Milli gelir ilk defa 3 trilyon lirayı aşacak
Bu yılın son çeyreğinde büyüme hızı yüzde 5,4'ün üzerinde gerçekleşirse GSYH 3 trilyon lirayı geçecek. Büyüme ivmesinin 4. çeyrekte de devam etmesi ve dolar kurunun 4 liranın altında kalması halinde ise Türkiye'nin GSYH'si cari fiyatlarla 800 milyar doları geride bırakacak.
Türkiye'nin gayrisafi yurt içi hasıla (GSYH) bazında milli geliri, büyüme hızının yılın son çeyreğinde yüzde 5,4'ü geçmesi halinde ilk kez 3 trilyon lirayı aşacak. 2018 Yılı Programı ve Türkiye İstatistik Kurumu (TÜİK) verilerinden yapılan hesaplamalara göre, bu yılın üç çeyreğinde GSYH büyüme hızı yüzde 7,4'e yükseldi, ekonominin 3. çeyrekte yüzde 11,1 büyümesi dikkati çekti.

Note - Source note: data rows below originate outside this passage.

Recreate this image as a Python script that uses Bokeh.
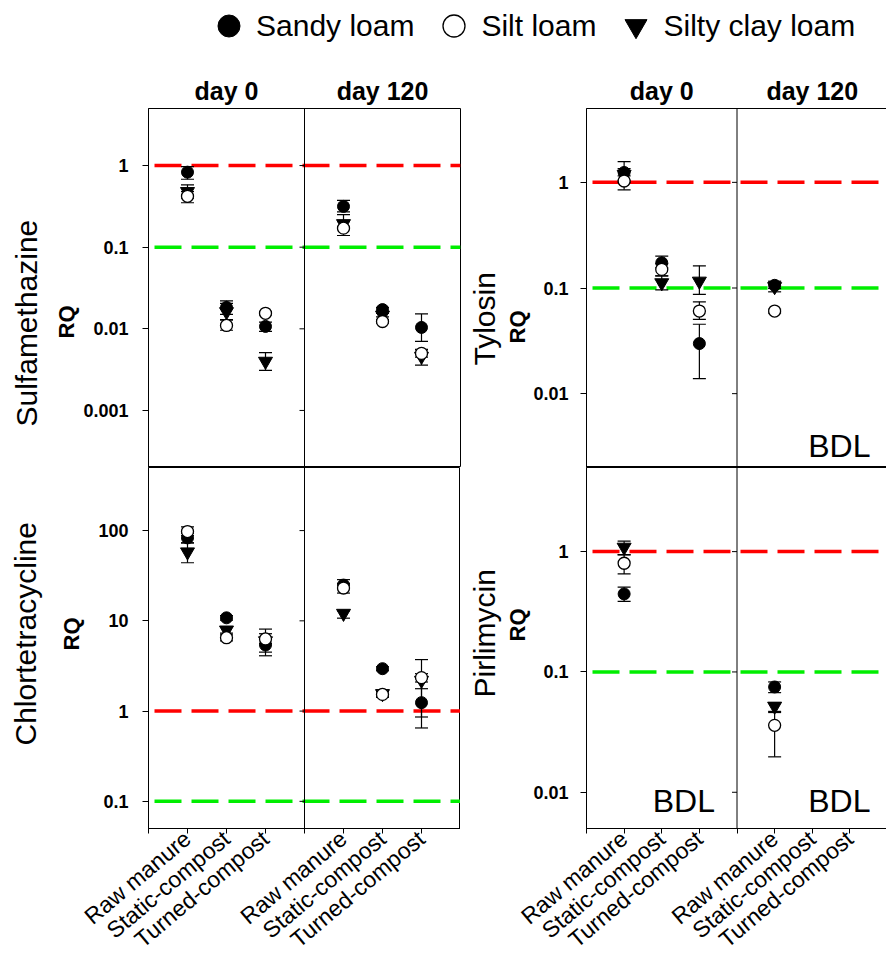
import numpy as np
from bokeh.plotting import figure
from bokeh.models import (Range1d, FixedTicker, Span, Whisker, TeeHead, LinearAxis,
                          ColumnDataSource, Label, Legend, LegendItem, Title)
from bokeh.layouts import row, column
from bokeh.embed import file_html
from bokeh.resources import INLINE

nan = float("nan")

treatments = ["Raw manure", "Static-compost", "Turned-compost"]
days = ["day 0", "day 120"]
soils = ["Sandy loam", "Silt loam", "Silty clay loam"]
thresholds = [1, 0.1]

# order of the six values: day 0 (raw, static, turned), day 120 (raw, static, turned)
# Sulfamethazine
sulf_sandy    = [0.83, 0.0183, 0.0107, 0.316, 0.0172, 0.0104]
sulf_sandy_lo = [0.68, 0.0150, 0.0093, 0.270, 0.0162, 0.0070]
sulf_sandy_hi = [0.97, 0.0220, 0.0121, 0.375, 0.0183, 0.0152]
sulf_silt     = [0.42, 0.0110, 0.0155, 0.171, 0.0123, 0.0050]
sulf_silt_lo  = [0.35, 0.0096, 0.0148, 0.139, 0.0117, 0.0045]
sulf_silt_hi  = [0.48, 0.0128, 0.0163, 0.205, 0.0130, 0.0056]
sulf_clay     = [0.48, 0.0162, 0.0040, 0.194, 0.0147, 0.0046]
sulf_clay_lo  = [0.40, 0.0130, 0.0031, 0.165, 0.0140, 0.0036]
sulf_clay_hi  = [0.58, 0.0205, 0.0051, 0.250, 0.0155, 0.0055]
sulf_ticks = [1, 0.1, 0.01, 0.001]
sulf_tick_labels = ["1", "0.1", "0.01", "0.001"]

# Chlortetracycline
chl_sandy    = [83, 10.8, 5.4, 24.9, 2.95, 1.24]
chl_sandy_lo = [73, 10.2, 4.1, 22.5, 2.80, 0.65]
chl_sandy_hi = [93, 11.4, 6.4, 28.6, 3.10, 1.77]
chl_silt     = [97.5, 6.5, 6.3, 23.1, 1.53, 2.35]
chl_silt_lo  = [88, 6.0, 5.6, 20.3, 1.42, 2.10]
chl_silt_hi  = [110, 7.0, 8.1, 26.0, 1.65, 2.60]
chl_clay     = [58, 7.9, 6.0, 12.1, 1.56, 2.19]
chl_clay_lo  = [44, 7.3, 4.5, 10.7, 1.45, 0.86]
chl_clay_hi  = [73, 8.5, 7.2, 12.9, 1.70, 3.72]
chl_ticks = [100, 10, 1, 0.1]
chl_tick_labels = ["100", "10", "1", "0.1"]

# Tylosin
tyl_sandy    = [1.24, 0.173, 0.0298, 0.106, nan, nan]
tyl_sandy_lo = [1.00, 0.155, 0.0139, 0.099, nan, nan]
tyl_sandy_hi = [1.57, 0.200, 0.0454, 0.114, nan, nan]
tyl_silt     = [1.03, 0.150, 0.0605, 0.0605, nan, nan]
tyl_silt_lo  = [0.85, 0.130, 0.0505, 0.0580, nan, nan]
tyl_silt_hi  = [1.15, 0.170, 0.0740, 0.0630, nan, nan]
tyl_clay     = [1.19, 0.112, 0.116, 0.103, nan, nan]
tyl_clay_lo  = [1.05, 0.096, 0.087, 0.092, nan, nan]
tyl_clay_hi  = [1.35, 0.130, 0.162, 0.116, nan, nan]
tyl_ticks = [1, 0.1, 0.01]
tyl_tick_labels = ["1", "0.1", "0.01"]

# Pirlimycin
pir_sandy    = [0.445, nan, nan, 0.075, nan, nan]
pir_sandy_lo = [0.386, nan, nan, 0.0673, nan, nan]
pir_sandy_hi = [0.506, nan, nan, 0.0826, nan, nan]
pir_silt     = [0.80, nan, nan, 0.036, nan, nan]
pir_silt_lo  = [0.652, nan, nan, 0.0197, nan, nan]
pir_silt_hi  = [0.94, nan, nan, 0.046, nan, nan]
pir_clay     = [1.087, nan, nan, 0.0519, nan, nan]
pir_clay_lo  = [0.944, nan, nan, 0.047, nan, nan]
pir_clay_hi  = [1.22, nan, nan, 0.0556, nan, nan]
pir_ticks = [1, 0.1, 0.01]
pir_tick_labels = ["1", "0.1", "0.01"]

FONT = "Liberation Sans"
n_t = len(treatments)
x_pos = [d * (n_t + 1) + t + 1 for d in range(len(days)) for t in range(n_t)]
x_max = len(days) * (n_t + 1)
day_centers = [d * (n_t + 1) + (n_t + 1) / 2 for d in range(len(days))]

soil_styles = [
    dict(marker="circle", fill_color="black", line_color="black", size=12),
    dict(marker="circle", fill_color="white", line_color="black", line_width=1.3, size=12),
    dict(marker="inverted_triangle", fill_color="black", line_color="black", size=14),
]
draw_order = [0, 2, 1]
threshold_colors = ["#ff0000", "#00ee00"]
bdl_xoff = [-22, -17]


def make_panel(drug, yr, ticks, tick_labels, series, bdl_days, top, fw, bl, br,
               lab_st, rq_st, name_st, rq_off, name_off, bdl_y):
    fh = 359 if top else 361
    p = figure(frame_width=fw, frame_height=fh,
               x_range=Range1d(0, x_max), y_range=Range1d(*yr),
               y_axis_type="log", x_axis_location=None if top else "below",
               output_backend="svg", toolbar_location=None,
               min_border_left=bl, min_border_right=br,
               min_border_top=50 if top else 0, min_border_bottom=0,
               background_fill_color="white", border_fill_color="white")
    p.grid.visible = False
    p.outline_line_color = "black"
    p.outline_line_width = 1
    p.outline_line_alpha = 1

    ya = p.yaxis[0]
    ya.ticker = FixedTicker(ticks=ticks)
    ya.major_label_overrides = dict(zip(ticks, tick_labels))
    ya.major_label_text_font = FONT
    ya.major_label_text_font_size = "18px"
    ya.major_label_text_font_style = "bold"
    ya.major_label_text_color = "black"
    ya.major_tick_out = 6
    ya.major_tick_in = 0
    ya.minor_tick_line_color = None
    ya.axis_line_color = "black"
    ya.major_tick_line_color = "black"
    ya.major_label_standoff = lab_st

    if not top:
        xa = p.xaxis[0]
        xa.ticker = FixedTicker(ticks=list(range(x_max + 1)))
        ov = {i: "" for i in range(x_max + 1)}
        ov.update({x: lab for x, lab in zip(x_pos, treatments * len(days))})
        xa.major_label_overrides = ov
        xa.major_label_orientation = np.deg2rad(40)
        xa.major_label_text_font = FONT
        xa.major_label_text_font_size = "23px"
        xa.major_label_text_color = "black"
        xa.major_tick_out = 5
        xa.major_tick_in = 0
        xa.minor_tick_line_color = None
        xa.axis_line_color = "black"
        xa.major_tick_line_color = "black"
        xa.major_label_standoff = 2
    else:
        head = LinearAxis(ticker=FixedTicker(ticks=day_centers),
                          major_label_overrides=dict(zip(day_centers, days)),
                          major_label_text_font=FONT, major_label_text_font_size="25px",
                          major_label_text_font_style="bold", major_label_text_color="black",
                          major_tick_out=0, major_tick_in=0, major_tick_line_color=None,
                          minor_tick_line_color=None, axis_line_color=None,
                          major_label_standoff=4)
        p.add_layout(head, "above")

    for thr, col in zip(thresholds, threshold_colors):
        p.add_layout(Span(location=thr, dimension="width", line_color=col,
                          line_width=3.5, line_dash="27 10", line_dash_offset=31,
                          level="underlay"))

    mid = x_max / 2
    p.add_layout(Span(location=mid, dimension="height", line_color="black", line_width=1))
    p.ray(x=[mid] * len(ticks), y=ticks, length=5, length_units="screen",
          angle=np.pi, line_color="black", line_width=1)

    for si in draw_order:
        vals, lo, hi = series[si]
        keep = [i for i in range(len(vals)) if np.isfinite(vals[i])]
        src = ColumnDataSource(dict(x=[x_pos[i] for i in keep], y=[vals[i] for i in keep],
                                    lo=[lo[i] for i in keep], hi=[hi[i] for i in keep]))
        p.add_layout(Whisker(source=src, base="x", lower="lo", upper="hi", dimension="height",
                             line_color="black", line_width=1.2,
                             upper_head=TeeHead(size=13, line_color="black", line_width=1.2),
                             lower_head=TeeHead(size=13, line_color="black", line_width=1.2)))
    for si in draw_order:
        vals, lo, hi = series[si]
        keep = [i for i in range(len(vals)) if np.isfinite(vals[i])]
        src = ColumnDataSource(dict(x=[x_pos[i] for i in keep], y=[vals[i] for i in keep]))
        p.scatter("x", "y", source=src, **soil_styles[si])

    for d in bdl_days:
        p.add_layout(Label(x=(d + 1) * (n_t + 1), y=bdl_y, x_units="data", y_units="screen",
                           x_offset=bdl_xoff[d],
                           text="BDL", text_align="right", text_baseline="middle",
                           text_font=FONT, text_font_size="32px", text_color="black"))

    p.add_layout(Title(text="RQ", text_font=FONT, text_font_size="22px", text_font_style="bold",
                       align="left", offset=rq_off, standoff=rq_st, text_color="black"), "left")
    p.add_layout(Title(text=drug, text_font=FONT, text_font_size="30px", text_font_style="normal",
                       align="left", offset=name_off, standoff=name_st, text_color="black"), "left")
    return p


sulf = make_panel("Sulfamethazine", (0.0002, 5), sulf_ticks, sulf_tick_labels,
                  [(sulf_sandy, sulf_sandy_lo, sulf_sandy_hi),
                   (sulf_silt, sulf_silt_lo, sulf_silt_hi),
                   (sulf_clay, sulf_clay_lo, sulf_clay_hi)],
                  [], True, 312, 145, 3, 14, 3, 15, 129, 41, 0)
chl = make_panel("Chlortetracycline", (0.05, 500), chl_ticks, chl_tick_labels,
                 [(chl_sandy, chl_sandy_lo, chl_sandy_hi),
                  (chl_silt, chl_silt_lo, chl_silt_hi),
                  (chl_clay, chl_clay_lo, chl_clay_hi)],
                 [], False, 312, 145, 3, 14, 24, 5, 178, 83, 0)
tyl = make_panel("Tylosin", (0.002, 5), tyl_ticks, tyl_tick_labels,
                 [(tyl_sandy, tyl_sandy_lo, tyl_sandy_hi),
                  (tyl_silt, tyl_silt_lo, tyl_silt_hi),
                  (tyl_clay, tyl_clay_lo, tyl_clay_hi)],
                 [1], True, 301, 123, 1, 12, 2, 2, 124, 102, 22)
pir = make_panel("Pirlimycin", (0.005, 5), pir_ticks, pir_tick_labels,
                 [(pir_sandy, pir_sandy_lo, pir_sandy_hi),
                  (pir_silt, pir_silt_lo, pir_silt_hi),
                  (pir_clay, pir_clay_lo, pir_clay_hi)],
                 [0, 1], False, 301, 123, 1, 12, 2, 2, 187, 131, 28)

leg = figure(width=886, height=58, x_range=Range1d(0, 1), y_range=Range1d(0, 1),
             x_axis_location=None, y_axis_location=None, min_border=0,
             outline_line_color=None, output_backend="svg", toolbar_location=None)
leg.grid.visible = False
items = []
for soil, st in zip(soils, soil_styles):
    r = leg.scatter(x=[nan], y=[nan], **st)
    items.append(LegendItem(label=soil, renderers=[r]))
legend = Legend(items=items, orientation="horizontal", location=(201, 5),
                glyph_width=55, glyph_height=55, label_standoff=0, spacing=12,
                padding=0, margin=0, border_line_color=None, background_fill_alpha=0,
                label_text_font=FONT, label_text_font_size="30px", label_text_color="black")
leg.add_layout(legend, "center")

page = column(leg, row(column(sulf, chl), column(tyl, pir)))
open("out.html", "w").write(file_html(page, INLINE))
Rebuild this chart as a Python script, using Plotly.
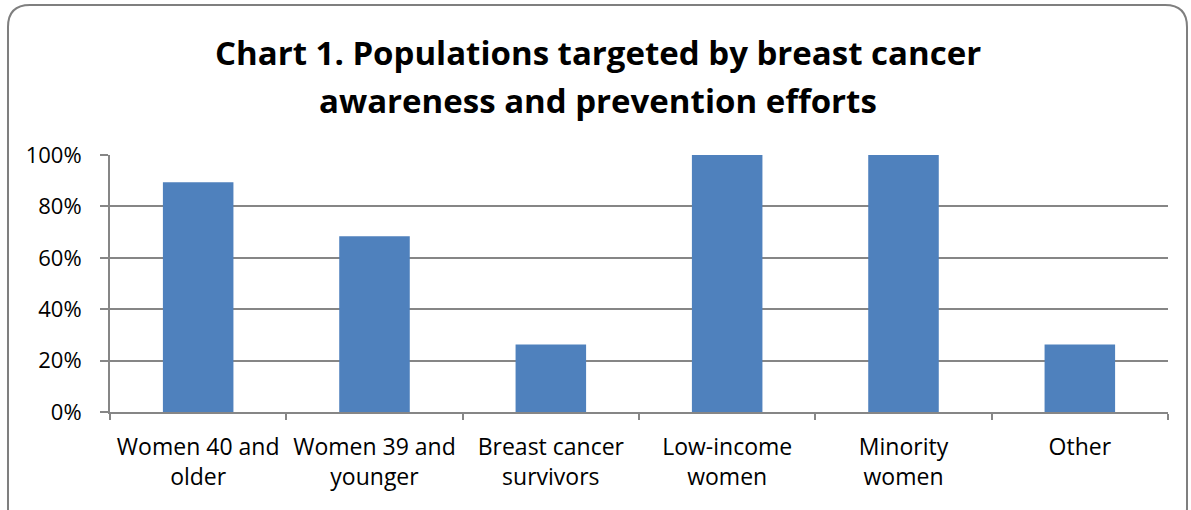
import plotly.graph_objects as go
import re

categories = ["Women 40 and<br>older", "Women 39 and<br>younger", "Breast cancer<br>survivors",
              "Low-income<br>women", "Minority<br>women", "Other"]
values = [0.894, 0.684, 0.263, 1.0, 1.0, 0.263]
tick_vals = [0, 0.2, 0.4, 0.6, 0.8, 1.0]
tick_text = ["0%", "20%", "40%", "60%", "80%", "100%"]
title_lines = ["Chart 1. Populations targeted by breast cancer",
               "awareness and prevention efforts"]

W, H = 1191, 510
L, R, T, B = 110, 23, 155, 98
PW, PH = W - L - R, H - T - B
FONT = "Open Sans, Liberation Sans, sans-serif"


def px_to_paper(px, py):
    return (px - L) / PW, 1 - (py - T) / PH


fig = go.Figure(go.Bar(x=categories, y=values, marker=dict(color="#4F81BD", line=dict(width=0)),
                       hoverinfo="skip"))

fig.update_layout(
    width=W, height=H,
    margin=dict(l=L, r=R, t=T, b=B),
    paper_bgcolor="white", plot_bgcolor="white",
    bargap=0.6,
    showlegend=False,
    font=dict(family=FONT, color="black"),
)
fig.update_xaxes(showline=True, linecolor="#868686", linewidth=2, ticks="outside", ticklen=6,
                 tickcolor="#868686", tickwidth=2, tickson="boundaries",
                 tickfont=dict(size=23), showgrid=False, ticklabelstandoff=13)
fig.update_yaxes(range=[0, 1], tickvals=tick_vals, ticktext=tick_text, showline=True,
                 linecolor="#868686", linewidth=2, ticks="outside", ticklen=8, tickcolor="#868686",
                 tickwidth=2, showgrid=True, gridcolor="#868686", gridwidth=1.5,
                 tickfont=dict(size=22), zeroline=False, ticklabelstandoff=14)

# title as two centered lines
for line, cy in zip(title_lines, [52, 100]):
    xp, yp = px_to_paper(598, cy)
    fig.add_annotation(text=f"<b>{line}</b>", x=xp, y=yp, xref="paper", yref="paper",
                       xanchor="center", yanchor="middle", showarrow=False,
                       font=dict(size=33, family=FONT, color="black"))

# rounded chart border
x0, y0, x1, y1, r = 8, 5, 1187, 530, 22
path = (f"M {x0+r},{y0} L {x1-r},{y0} Q {x1},{y0} {x1},{y0+r} L {x1},{y1-r} "
        f"Q {x1},{y1} {x1-r},{y1} L {x0+r},{y1} Q {x0},{y1} {x0},{y1-r} L {x0},{y0+r} "
        f"Q {x0},{y0} {x0+r},{y0} Z")
out = path
for a, b in re.findall(r"(-?\d+),(-?\d+)", path):
    xp, yp = px_to_paper(int(a), int(b))
    out = out.replace(f"{a},{b}", f"{xp:.5f},{yp:.5f}", 1)
fig.add_shape(type="path", path=out, xref="paper", yref="paper",
              line=dict(color="#7f7f7f", width=2), layer="below")

fig.write_html("out.html")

Yılın üç çeyreğinde (ocak-eylül dönemi) kaydedilen büyüme hızının 4. çeyrekte de (ekim-aralık dönemi) devam etmesi ve dolar kurunun 4 liranın altında kalması halinde (3.83) ise Türkiye'nin GSYH'si cari fiyatlarla 800 milyar doları geçecek. Programda, 37 bin 899 lira (10 bin 579 dolar) olarak tahmin edilen kişi başına yurt içi gelir de nüfusun 80 milyon, dolar kurunun 3,83 lira olarak hesaplanması durumunda 10 bin doların altında kalacak.
2018 Yılı Programında GSYH tahmini 3 trilyon 350 milyon lira, yıl sonu TÜFE tahmini yüzde 9,5, deflatör de yüzde 10,3 olarak yer alıyor. Uzmanlar, son çeyrekte büyümenin üçüncü çeyrekteki kadar yüksek olmayacağını fakat öncü göstergelerin büyümenin yüzde 5'in üzerinde gerçekleşerek yıl ortalamasını artırabileceğini gösterdiğini belirtiyor. Buna göre, yıllık ortalama büyümenin yüzde 7'nin altına düşmemesi halinde GSYH 800 milyar doların üzerinde olacak.
Reel Kapital Araştırma Müdür Yardımcısı Enver Erkan yaptığı değerlendirmede, ocak-haziran döneminde sektörel büyüme rakamları üzerinde önemli etkide bulunan Kredi Garanti Fonu kullanımı ve büyümeyi desteklemek amacıyla sağlanan bazı teşvik ve desteklerin yılın son çeyreğinde azalacağını, dolayısıyla son çeyrek büyümesinin üçüncü çeyrekteki kadar yüksek olmasının beklenmemesi gerektiğini söyledi.
"Dolara göre düşüş var"
Öncü göstergeler içinde son çeyreğe ilişkin verilerin, keskin bir yavaşlama olmayacağını ortaya koyduğuna işaret eden Erkan, "Özellikle sanayi üretiminin büyüme üzerindeki pozitif katma değer etkisinden yola çıkacak olursak, ekim ayında yıllık bazda sağlanan yüzde 7,3’lük kuvvetli üretim artışının büyüme üzerindeki etkisi pozitif olacak." dedi.
Erkan, benzer bir tablonun sanayi ve PMI endekslerinde de görüldüğünü belirterek, "Dolayısıyla büyüme son çeyrekte çok rahat bir şekilde yüzde 5 bandı üzerinde gerçekleşebilir ve bu kapsamda yıllık büyüme de yüzde 7 bandına yakın gerçekleşebilir. Buna karşılık, dolar kurunda geçmiş yıllara göre meydana gelen yükseliş, cari fiyatlarla GSYH’nin dolar bazında küçülmesine neden olmuştur. 2013 yılında 900 milyar dolar bandının üzerinde olan GSYH’nin 2016 yılında 850 milyar dolar bandına doğru düştüğünü gözlemliyoruz." diye konuştu.